Avec une multitude de citations, de références, Yves MAREK a disséqué les ressorts du pouvoir, explicité les méthodes du pouvoir et détailler l’art politique. Il en arrive à examiner les caractéristiques de l’exercice du pouvoir avec le rôle de la loi, l’usage des honneurs, l’implication de la religion, l’obligation d’avoir des « ministres encombrants », la foule des conseillers autour des princes, « les exquis diplomates et les juges félons », la gestion des lobbys, la capacité de nommer, « les intellectuels quelle plaie ! », les conspirateurs… tout y passe, rien n’est laissé de côté pour bien comprendre la politique aujourd’hui.
 
« La religion est plutôt par essence l’auxiliaire du pouvoir et un ciment de la civilisation et il est probable que la seule exception récente est la chrétienté occidentale qui, ayant choisi de privilégier la Charité plutôt que la Grâce, la défense systématique du progressisme et des déshérités plutôt que le mystère, est devenue souvent, comme l’avait pressenti NIETZSCHE, une force redoutable de légitimation de tout ce qui sape l’ordre que l’on croyait éternel. » En recherchant l’évolution de l’exercice du pouvoir, notamment en France, Yves MAREK décortique avec un scalpel acéré, courtisans, technocrates, diplomates, juges… Après avoir analysé les fondamentaux de la politique, il dresse les perspectives et invite à « penser la Haute politique » :
  • Déjà pour Napoléon, « l’opinion publique est une puissance invisible, mystérieuse, à laquelle rien ne résiste… » Deux siècles plus tard avec la multiplication des chaines de télévision et notamment celles d’informations continues, la propagation des réseaux sociaux… la puissance de l’opinion ne cesse de se renforcer.
  • « L’arcane de la force ». Il n’y a pas de pouvoir sans force et le pouvoir est le seul à détenir la capacité et la légitimité de la force.
  • Yves MAREK estime qu’il ne faut « ni convaincre, ni disputer ». « La politique n’est pas une discussion scientifique.
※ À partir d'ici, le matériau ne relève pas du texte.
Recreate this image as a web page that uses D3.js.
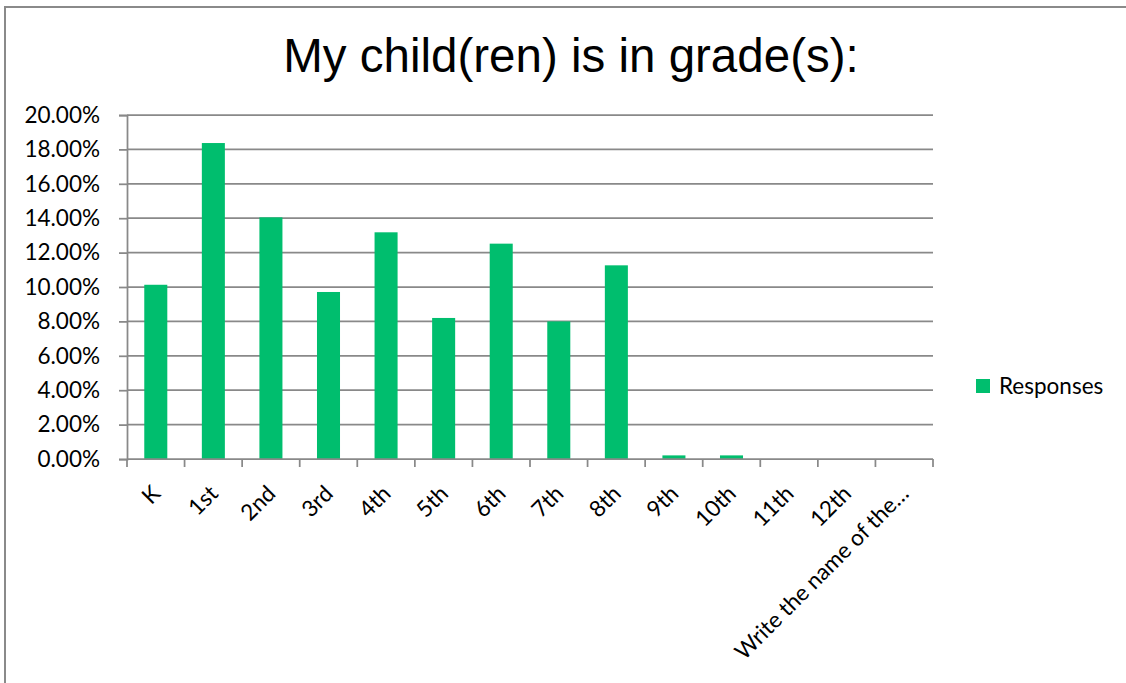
<!DOCTYPE html>
<html>
<head>
<meta charset="utf-8">
<script src="https://cdn.jsdelivr.net/npm/d3@7"></script>
<style>
  html, body { margin: 0; padding: 0; background: #fff; }
  svg { display: block; }
</style>
</head>
<body>
<svg id="chart" width="1126" height="683"></svg>
<script>
// Survey question and answer categories
const title = "My child(ren) is in grade(s):";
const categories = ["K", "1st", "2nd", "3rd", "4th", "5th", "6th", "7th", "8th",
                    "9th", "10th", "11th", "12th", "Write the name of the…"];
// Share of responses per grade
const responses = [0.1013, 0.1837, 0.1405, 0.0971, 0.1318, 0.0820, 0.1252, 0.0800, 0.1126,
                   0.0021, 0.0021, 0, 0, 0];
const yTickValues = [0, 0.02, 0.04, 0.06, 0.08, 0.10, 0.12, 0.14, 0.16, 0.18, 0.20];
const seriesName = "Responses";

const green = "#00BE6E";
const gridColor = "#898989";
const labelFont = "Lato, 'Open Sans', sans-serif";
const labelSize = 22.5;

const svg = d3.select("#chart");

// Frame around the chart area (extends past the right and bottom edges)
svg.append("rect")
  .attr("x", 5).attr("y", 7)
  .attr("width", 1400).attr("height", 1000)
  .attr("fill", "none")
  .attr("stroke", "#8a8a8a")
  .attr("stroke-width", 2);

const plot = { left: 127, right: 933, top: 115, bottom: 459 };

const x = d3.scaleBand()
  .domain(categories)
  .range([plot.left, plot.right])
  .paddingInner(0.6)
  .paddingOuter(0.3);

const xEdges = d3.scaleLinear()
  .domain([0, categories.length])
  .range([plot.left, plot.right]);

const y = d3.scaleLinear()
  .domain([0, 0.20])
  .range([plot.bottom, plot.top]);

// Title
svg.append("text")
  .attr("x", 571)
  .attr("y", 72)
  .attr("text-anchor", "middle")
  .attr("font-family", "'Liberation Sans', Arial, sans-serif")
  .attr("font-size", 47.5)
  .attr("fill", "#000")
  .text(title);

// Horizontal gridlines
svg.append("g")
  .selectAll("line")
  .data(yTickValues.slice(1))
  .join("line")
  .attr("x1", plot.left).attr("x2", plot.right)
  .attr("y1", d => y(d)).attr("y2", d => y(d))
  .attr("stroke", gridColor)
  .attr("stroke-width", 1.75);

// Bars
svg.append("g")
  .selectAll("rect")
  .data(categories.map((c, i) => ({ c, v: responses[i] })))
  .join("rect")
  .attr("x", d => x(d.c))
  .attr("width", x.bandwidth())
  .attr("y", d => y(d.v))
  .attr("height", d => y(0) - y(d.v))
  .attr("fill", green);

// Y axis
const yAxis = svg.append("g")
  .attr("transform", `translate(${plot.left},0)`)
  .call(d3.axisLeft(y)
    .tickValues(yTickValues)
    .tickFormat(d3.format(".2%"))
    .tickSize(8)
    .tickPadding(19));
yAxis.select(".domain").attr("stroke", gridColor).attr("stroke-width", 1.75);
yAxis.selectAll(".tick line").attr("stroke", gridColor).attr("stroke-width", 1.75);
yAxis.selectAll(".tick text")
  .attr("font-family", labelFont)
  .attr("font-size", labelSize)
  .attr("fill", "#000");

// X axis baseline and boundary ticks
const xAxis = svg.append("g");
xAxis.append("line")
  .attr("x1", plot.left).attr("x2", plot.right)
  .attr("y1", y(0)).attr("y2", y(0))
  .attr("stroke", gridColor)
  .attr("stroke-width", 1.75);
xAxis.selectAll("line.edge")
  .data(d3.range(categories.length + 1))
  .join("line")
  .attr("class", "edge")
  .attr("x1", d => xEdges(d)).attr("x2", d => xEdges(d))
  .attr("y1", y(0)).attr("y2", y(0) + 8)
  .attr("stroke", gridColor)
  .attr("stroke-width", 1.75);

// Rotated category labels
xAxis.selectAll("text")
  .data(categories)
  .join("text")
  .attr("transform", d => `translate(${x(d) + x.bandwidth() / 2 + 6},${y(0) + 36}) rotate(-45)`)
  .attr("text-anchor", "end")
  .attr("font-family", labelFont)
  .attr("font-size", labelSize)
  .attr("fill", "#000")
  .text(d => d);

// Legend
const legend = svg.append("g").attr("transform", "translate(976,379)");
legend.append("rect")
  .attr("width", 14).attr("height", 14)
  .attr("fill", green);
legend.append("text")
  .attr("x", 23).attr("y", 14.5)
  .attr("font-family", labelFont)
  .attr("font-size", labelSize)
  .attr("fill", "#000")
  .text(seriesName);
</script>
</body>
</html>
Elle est humaine… Elle ne doit parler qu’aux cœurs. » Tel est le crédo du livre et de l’auteur.
  • « Ni problèmes, ni solutions ». « La solution des problèmes politiques obéit à des lois qui sont propres à la politique. » La politique ne peut être réduite à la mathématique, à l’ingénierie…, elle ne peut se limiter à des solutions rationnelles !
  • L’analyse des « erreurs de jugement » permet de comprendre leurs mécanismes et d’avoir l’espoir de pouvoir les éviter.
  • En écrivant « Pas d’avenir », l’auteur d’une biographie d’Edgar FAURE qui considérait qu’est une erreur d’avoir raison le premier, décrit les appréhensions des politiques face aux idées, aux technocrates.
  • Cette Vème partie se termine avec des « funestes idées ».
Pour parfaire son panorama à travers les âges, les civilisations de l’art politique, Yves MAREK aborde certains mystères à découvrir : « le rire divin », « l’éternel féminin », « un peu de majesté », « fatalités intimes », « le génie », les forces de l’esprit », « tout est écrit » et la « fluidité.
 
Au terme de l’itinéraire parsemé de citations de 191 auteurs de CONFUCIUS à Alain SOUCHON en passant par l’Arthashâstra de Kautylia et Pierre l’ARÉTIN…, Yves MAREK invite les responsables politiques à re découvrir l’art politique et à remettre l’homme au cœur de leurs projets quelle que soit l’importance du rôle de la rationalité dans la décision politique contemporaine. Un livre qui doit accompagner tout prétendant au pouvoir.